I’m not happy with this case. I thought Mr. Koerselman did quite well on the video. I don’t think he failed the video, except the Court sat in serious judgment of these two officers. I don’t know the officers. I’m inclined to merely scrutinize their credibility, but I must, based on the hearing and observing the testimony, especially of, I believe, Officer Crum, I can’t put out of my mind the facts that he brought to my attention concerning the driving in this case, and Mr. Koerselman, based upon these facts and what the officer testified to, I find you guilty of the offense of driving while intoxicated, and it is the judgment of the Court that you are guilty of the offense of D.W.I.

The trial court makes no reference to the complained of evidence. The appellant has failed to show the trial court relied on inadmissible evidence. Further, the record is replete with evidence, other than that complained of, upon which the trial court could have relied in finding appellant guilty. Appellant’s second point of error is overruled.

The judgment of the trial court is affirmed.

J. CURTISS BROWN, C.J., files a separate opinion concurring in the result.

. The one-leg stand test calls for the subject to hold one foot in the air and count to thirty. Appellant was unable to do this.

. This test calls for the subject to walk a straight line without stepping off the line. Appellant stepped off the line three times.

. The Rhomberg test calls for the subject to stand with both feet together with arms to the side. The subject is then asked to tilt his head back, close his eyes and count silently to thirty. Appellant counted seventeen seconds instead of the required thirty seconds. Appellant also opened his eyes three times during the test.

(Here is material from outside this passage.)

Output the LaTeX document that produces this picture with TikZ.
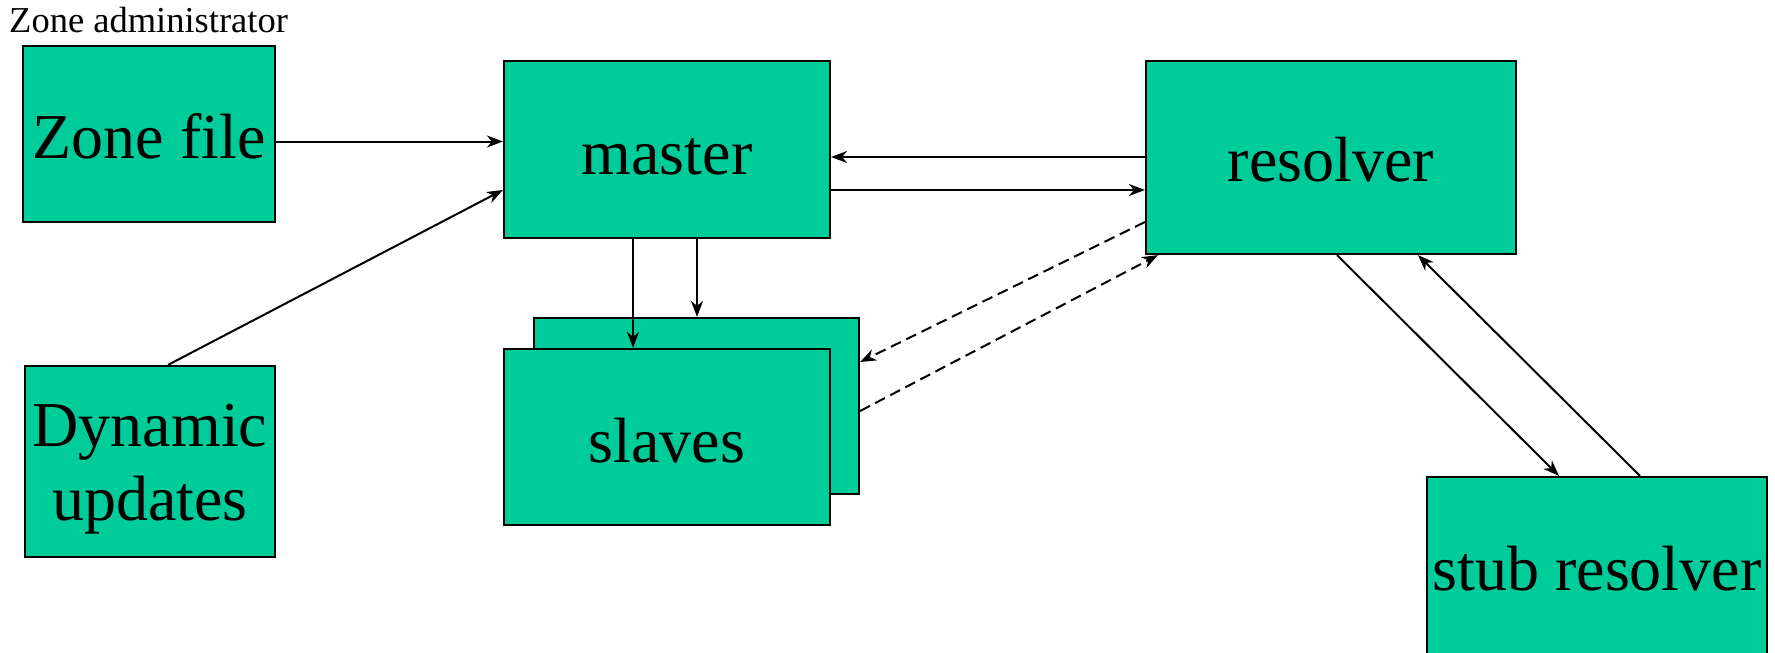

.The HGN test calls for the subject’s eyes to follow the movement of an object. As the object moves steadily to one side of the subject’s field of vision, the subject’s eyes eventually fail to track the object smoothly. The test presumes that a sober person will exhibit smooth eye movement up to a greater angle than an intoxicated person.






Concurrence Opinion

J. CURTISS BROWN, Justice,

concurring.

I concur in the results only. I would hold that the admission of the quantitative evidence of the HGN test was error. However, the cause should be affirmed for the other reasons stated in the majority opinion.